— start of PROVIDED MATERIAL —
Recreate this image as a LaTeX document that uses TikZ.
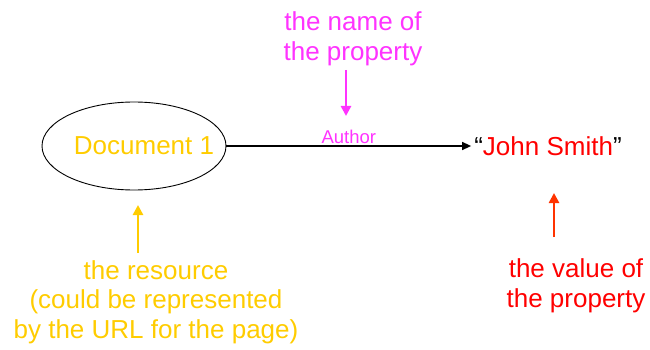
\documentclass[tikz,border=0pt]{standalone}
\usepackage{fontspec}
\setmainfont{Liberation Sans}
\usetikzlibrary{shapes.geometric,arrows.meta}
\definecolor{ryellow}{RGB}{255,204,0}
\definecolor{rmagenta}{RGB}{255,51,255}
\definecolor{rred}{RGB}{255,0,0}
\definecolor{rred2}{RGB}{255,51,0}
\begin{document}
\begin{tikzpicture}[x=1pt,y=-1pt,
  bigtxt/.style={font=\fontsize{26}{29.5}\selectfont, align=center, inner sep=0pt},
  callout/.style={line width=2.6pt, -{Triangle[length=10pt,width=10pt]}},
  link/.style={line width=1.4pt, -{Triangle[length=9pt,width=8pt]}}]
\useasboundingbox (0,0) rectangle (650,350);
% resource ellipse
\node[draw, ellipse, line width=0.9pt, minimum width=184pt, minimum height=88pt, inner sep=0pt] (doc) at (134,146) {};
\node[bigtxt, text=ryellow] (doctext) at (144,146) {Document 1};
% value
\node[bigtxt, inner sep=3pt] (john) at (548,146) {“\textcolor{rred}{John Smith}”};
% property arrow
\draw[link] (doc.east) -- (john.west |- doc.east)
  node[midway, anchor=south, inner sep=0pt, yshift=2pt, text=rmagenta, font=\fontsize{18.5}{20}\selectfont] (author) {Author};
% callouts
\node[bigtxt, text=rmagenta] (nameprop) at (353,39) {the name of\\the property};
\coordinate (m1) at (346,70);
\coordinate (m2) at (346,116);
\draw[callout, rmagenta] (m1) -- (m2);

\node[bigtxt, text=ryellow] (resource) at (156,302) {the resource\\(could be represented\\by the URL for the page)};
\coordinate (y1) at (138,253);
\coordinate (y2) at (138,205);
\draw[callout, ryellow] (y1) -- (y2);

\node[bigtxt, text=rred] (valueprop) at (576,286) {the value of\\the property};
\coordinate (r1) at (554,237);
\coordinate (r2) at (554,193);
\draw[callout, rred2] (r1) -- (r2);
\end{tikzpicture}
\end{document}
— end of PROVIDED MATERIAL —
[WHAT THE EXERCISE ASKS]
Write out each line of the listing above, exactly, from its first line to the line holding "rmagenta] (m1) -- (m2);", inclusive. Skip the pictures.

[EXERCISE RESULT]
Recreate this image as a LaTeX document that uses TikZ.
\documentclass[tikz,border=0pt]{standalone}
\usepackage{fontspec}
\setmainfont{Liberation Sans}
\usetikzlibrary{shapes.geometric,arrows.meta}
\definecolor{ryellow}{RGB}{255,204,0}
\definecolor{rmagenta}{RGB}{255,51,255}
\definecolor{rred}{RGB}{255,0,0}
\definecolor{rred2}{RGB}{255,51,0}
\begin{document}
\begin{tikzpicture}[x=1pt,y=-1pt,
  bigtxt/.style={font=\fontsize{26}{29.5}\selectfont, align=center, inner sep=0pt},
  callout/.style={line width=2.6pt, -{Triangle[length=10pt,width=10pt]}},
  link/.style={line width=1.4pt, -{Triangle[length=9pt,width=8pt]}}]
\useasboundingbox (0,0) rectangle (650,350);
% resource ellipse
\node[draw, ellipse, line width=0.9pt, minimum width=184pt, minimum height=88pt, inner sep=0pt] (doc) at (134,146) {};
\node[bigtxt, text=ryellow] (doctext) at (144,146) {Document 1};
% value
\node[bigtxt, inner sep=3pt] (john) at (548,146) {“\textcolor{rred}{John Smith}”};
% property arrow
\draw[link] (doc.east) -- (john.west |- doc.east)
  node[midway, anchor=south, inner sep=0pt, yshift=2pt, text=rmagenta, font=\fontsize{18.5}{20}\selectfont] (author) {Author};
% callouts
\node[bigtxt, text=rmagenta] (nameprop) at (353,39) {the name of\\the property};
\coordinate (m1) at (346,70);
\coordinate (m2) at (346,116);
\draw[callout, rmagenta] (m1) -- (m2);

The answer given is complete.